British Columbia·Photos

B.C.'s Rock Creek fire appears to be human caused

An aggressive wildfire that forced hundreds of people to flee from Rock Creek in B.C.'s southern Interior and has destroyed at least one home appears to have been human caused.

2nd fire crosses Washington border near Osoyoos, triggering a new evacuation alert

An aggressive wildfire that forced hundreds of people to flee from Rock Creek in B.C.'s southern Interior and has destroyed at least one home appears to have been human caused.

Residents confirmed that at least one home and several vehicles and trailers at the Rock Creek Riverside Campsite were destroyed in the fire.

There are unconfirmed reports that as many as five homes nearby may have been destroyed and some livestock were killed, but no official numbers have been released. 

Fire officials say the fire is now estimated to cover 25 square kilometres, up from an estimated 7.5 square kilometres on Thursday evening.

Fire appears human caused

On Friday morning, the fire continued to burn out of control, particularly on its southern flank, and heavy smoke blanketed the region, blocking out views of the mountaintops.

Tree tops were bursting like bombs and falling down on the top of our house.—Evacuee Rob Hardy

The Rock Creek fire is still completely uncontained.

There are currently about 168 fires burning across the province, including the Rock Creek fire, said provincial fire information officer Kevin Skrepnek.

The fire appears to be human caused, he said, adding it does not seem to have started in the local campground which was also evacuated on Thursday.

"One human-caused fire is one too many, especially given the level of activity we're seeing right now and the level of new naturally occurring fires, particularly in southern B.C.," he said.

"We haven't had a lot of lightning in that area. We have to operate under the assumption that it was human caused."

The Rock Creek fire did not appear to be growing toward the north where most of the area's homes and structures are located.

But there is a severe weather warning for the region, with rain, strong winds and severe thunderstorms already moving through, which could make fighting the fires more difficult, and even spark new fires.

About 76 firefighters and six helicopters and two air tankers have been assigned to fight the fire, and are focusing on protecting homes and other structures in the region, said Bernard.

Officials haven't confirmed what kind or how many structures have been lost, because smoke continues to billow from the Rock Creek fire, about 50 kilometres east of Osoyoos. But there are reports quoting local RCMP who say several vehicles and RVs at the Kettle River provincial campground have burned, along with some nearby homes. 

"It goes back to public safety. There is a very active fire and in terms of getting in and doing the full assessment, they have to keep that in mind as well," said B.C. Forests Minister Steve Thomson.

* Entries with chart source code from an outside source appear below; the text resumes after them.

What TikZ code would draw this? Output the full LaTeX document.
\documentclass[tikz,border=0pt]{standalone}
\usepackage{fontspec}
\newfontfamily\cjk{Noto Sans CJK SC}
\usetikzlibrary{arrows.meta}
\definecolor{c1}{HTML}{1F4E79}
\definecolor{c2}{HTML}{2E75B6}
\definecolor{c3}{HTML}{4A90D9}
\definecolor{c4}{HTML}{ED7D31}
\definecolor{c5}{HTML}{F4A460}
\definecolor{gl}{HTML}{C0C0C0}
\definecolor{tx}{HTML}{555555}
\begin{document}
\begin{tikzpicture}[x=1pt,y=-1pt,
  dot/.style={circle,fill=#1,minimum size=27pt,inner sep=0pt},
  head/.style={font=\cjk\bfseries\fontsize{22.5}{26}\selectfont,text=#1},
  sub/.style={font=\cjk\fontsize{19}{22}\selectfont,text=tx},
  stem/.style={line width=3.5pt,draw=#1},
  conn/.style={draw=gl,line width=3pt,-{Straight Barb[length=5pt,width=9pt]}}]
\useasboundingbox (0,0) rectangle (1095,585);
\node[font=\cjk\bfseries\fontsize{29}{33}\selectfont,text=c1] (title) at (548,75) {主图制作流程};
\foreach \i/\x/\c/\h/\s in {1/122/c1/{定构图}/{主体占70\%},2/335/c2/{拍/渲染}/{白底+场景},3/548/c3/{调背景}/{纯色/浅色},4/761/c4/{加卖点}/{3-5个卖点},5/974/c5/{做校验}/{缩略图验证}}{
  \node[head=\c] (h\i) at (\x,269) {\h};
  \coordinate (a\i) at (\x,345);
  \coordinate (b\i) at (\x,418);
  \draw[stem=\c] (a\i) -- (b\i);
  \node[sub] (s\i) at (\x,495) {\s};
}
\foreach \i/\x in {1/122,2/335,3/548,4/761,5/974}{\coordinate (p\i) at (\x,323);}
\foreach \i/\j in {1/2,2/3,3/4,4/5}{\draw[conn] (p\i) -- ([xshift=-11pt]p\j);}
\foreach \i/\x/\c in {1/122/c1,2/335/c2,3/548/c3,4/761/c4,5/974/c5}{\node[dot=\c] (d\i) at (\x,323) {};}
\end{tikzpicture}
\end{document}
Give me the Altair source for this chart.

'Tree tops bursting like bombs'

The Rock Creek wildfire was first spotted around 1:30 p.m. PT Thursday and grew rapidly in the extremely dry conditions, triggering the evacuation of one campground and about 240 residences. 

Rob and Mary Hardy were chased from their home in Westbridge, north of Rock Creek, when the flames began to encroach on Thursday afternoon.

"Literally the tree tops were bursting like bombs and falling down on the top of our house," Rob Hardy told media outside of the Salvation Army Kelowna Community Church, which has been turned into an evacuation centre.

"The wind was just carrying [the embers] for miles and miles. I've never experienced, I've never seen anything like it."

The Hardys made the difficult decision to let their horses run into the wild in the hope they could save themselves, but are concerned they may not see them again.

Rob Hardy said he opened the gate and let the animals go down the Trans Canada Trail.

"Oddly enough, they actually went towards the fire at first, which I think, they were just very confused. Once we got them turned around, they just took off for the river. That's the last I saw of them."

Campers fled Rock Creek fire

Among the evacuees were about 200 campers who fled the Kettle River Provincial Park Thursday evening.

At one point, the fire jumped a highway and a creek, forcing campers to leave their vehicles, trailers and RVs behind as they fled. Many were eventually taken by bus to evacuation centres set up at several local community centres.

The community has rallied behind the evacuees, with many on a Facebook page offering places to sleep.

The fire knocked out power in Rock Creek, Christian Valley, Bridesville, Westbridge and Beaverdell, according to a tweet from Fortis BC.

The aggressive fire that has forced hundreds from their homes is just outside Rock Creek, B.C. (CBC)

Highways 3 and 33 are closed in both directions and it's not clear when they will reopen. There is no detour available for motorists, according to Drive BC.

RCMP are recommending drivers not travel east of Osoyoos or south of Beaverdell unless absolutely necessary.

2nd fire triggers evacuation near Osoyoos

A second fire in the area that crossed the U.S. border from Washington state on Thursday near Osoyoos, B.C. has also triggered an evacuation order.

That fire, which is about 150 hectares in size, was driven northeast by strong winds, but so far no homes have been reported lost.

Crews from Washington and B.C. are battling the fire, which remains uncontrolled. Highway 3 is closed east of Osoyoos near the Anarchist Mountain rest area.